Certo, il modello a cui la scuola di Padova si ispira difficilmente sarà riprodotto in Italia, ma per il docente questa competizione e attenzione alle forme potrebbe acuire le differenze e spiegare in parte la maggiore riservatezza dei bambini cinesi: «Se per primo il sistema scolastico è selettivo, e non include chi ha competenze inferiori, difficilmente lo faranno i suoi studenti».

Il cinese diventerà la seconda lingua?

Secondo un’indagine della Fondazione Intercultura con Ipsos, sono 279 gli istituti superiori (l’8% del totale) che hanno attivato l’insegnamento del cinese nei programmi scolatici o extra.

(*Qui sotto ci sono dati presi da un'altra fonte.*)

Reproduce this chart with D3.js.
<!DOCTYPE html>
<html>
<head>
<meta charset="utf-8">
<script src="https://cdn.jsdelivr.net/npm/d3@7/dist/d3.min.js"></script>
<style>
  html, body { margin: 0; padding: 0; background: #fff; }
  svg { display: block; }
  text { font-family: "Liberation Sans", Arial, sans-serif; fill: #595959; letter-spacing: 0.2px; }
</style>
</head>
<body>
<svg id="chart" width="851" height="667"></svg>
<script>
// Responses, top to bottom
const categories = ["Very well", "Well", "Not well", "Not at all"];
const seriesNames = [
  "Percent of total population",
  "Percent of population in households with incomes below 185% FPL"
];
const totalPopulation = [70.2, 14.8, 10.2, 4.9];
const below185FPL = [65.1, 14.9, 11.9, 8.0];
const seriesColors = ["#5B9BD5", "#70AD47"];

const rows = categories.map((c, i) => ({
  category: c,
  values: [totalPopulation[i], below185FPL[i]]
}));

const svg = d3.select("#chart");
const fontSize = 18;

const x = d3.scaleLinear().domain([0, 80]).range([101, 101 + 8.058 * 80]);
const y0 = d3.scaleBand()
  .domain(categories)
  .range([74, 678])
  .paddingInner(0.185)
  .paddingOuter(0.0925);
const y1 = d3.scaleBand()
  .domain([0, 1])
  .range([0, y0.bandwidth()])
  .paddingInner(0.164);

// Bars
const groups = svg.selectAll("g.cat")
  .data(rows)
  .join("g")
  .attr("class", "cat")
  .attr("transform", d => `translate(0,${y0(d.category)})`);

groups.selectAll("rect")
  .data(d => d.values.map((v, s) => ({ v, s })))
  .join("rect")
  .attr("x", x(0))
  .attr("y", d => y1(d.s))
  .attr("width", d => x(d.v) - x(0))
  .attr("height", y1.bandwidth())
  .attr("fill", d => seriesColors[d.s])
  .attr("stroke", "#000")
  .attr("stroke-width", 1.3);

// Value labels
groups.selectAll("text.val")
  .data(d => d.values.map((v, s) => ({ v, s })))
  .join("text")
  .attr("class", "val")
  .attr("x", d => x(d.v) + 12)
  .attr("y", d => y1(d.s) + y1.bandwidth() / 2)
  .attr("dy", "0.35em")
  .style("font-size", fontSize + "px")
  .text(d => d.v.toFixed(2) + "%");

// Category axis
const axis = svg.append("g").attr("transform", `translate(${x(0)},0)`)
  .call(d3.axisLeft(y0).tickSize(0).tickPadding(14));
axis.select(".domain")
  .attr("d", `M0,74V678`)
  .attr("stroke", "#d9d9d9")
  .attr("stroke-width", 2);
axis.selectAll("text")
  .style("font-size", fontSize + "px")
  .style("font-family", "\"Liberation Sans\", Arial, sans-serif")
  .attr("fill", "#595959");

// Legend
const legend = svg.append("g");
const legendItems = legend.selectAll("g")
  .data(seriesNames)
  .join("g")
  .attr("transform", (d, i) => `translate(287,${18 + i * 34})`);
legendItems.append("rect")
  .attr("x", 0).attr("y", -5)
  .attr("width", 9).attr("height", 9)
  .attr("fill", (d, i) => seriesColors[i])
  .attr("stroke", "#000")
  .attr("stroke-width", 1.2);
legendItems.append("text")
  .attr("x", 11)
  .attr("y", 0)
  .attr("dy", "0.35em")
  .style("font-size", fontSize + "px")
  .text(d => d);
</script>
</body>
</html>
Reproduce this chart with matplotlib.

Gli studenti delle superiori che imparano il mandarino sono circa 17.500. E la Cina è diventata la prima meta di studio extraeuropea sorpassando, seppur di poco, gli Stati Uniti.

Il cinese «si avvia a diventare la seconda lingua straniera studiata in Italia» dice Federico Masini, ordinario di Lingua e letteratura cinese alla Sapienza di Roma. Al ministero dell’Istruzione Masini ha coordinato i lavori per la creazione del “Sillabo”, «un quadro di riferimento per rendere la didattica del cinese omogenea sul territorio nazionale».

Il cinese oggi è così diffuso che «è stata aperta una classe di concorso per gli insegnanti di cinese e il Ministero ha bandito i primi 13 posti di ruolo: un numero destinato a crescere negli anni». È facile comprenderne il motivo: «I ragazzi e le famiglie sono lungimiranti e vedono come il mondo stia cambiando: l’Oriente offre opportunità di futuro e di crescita».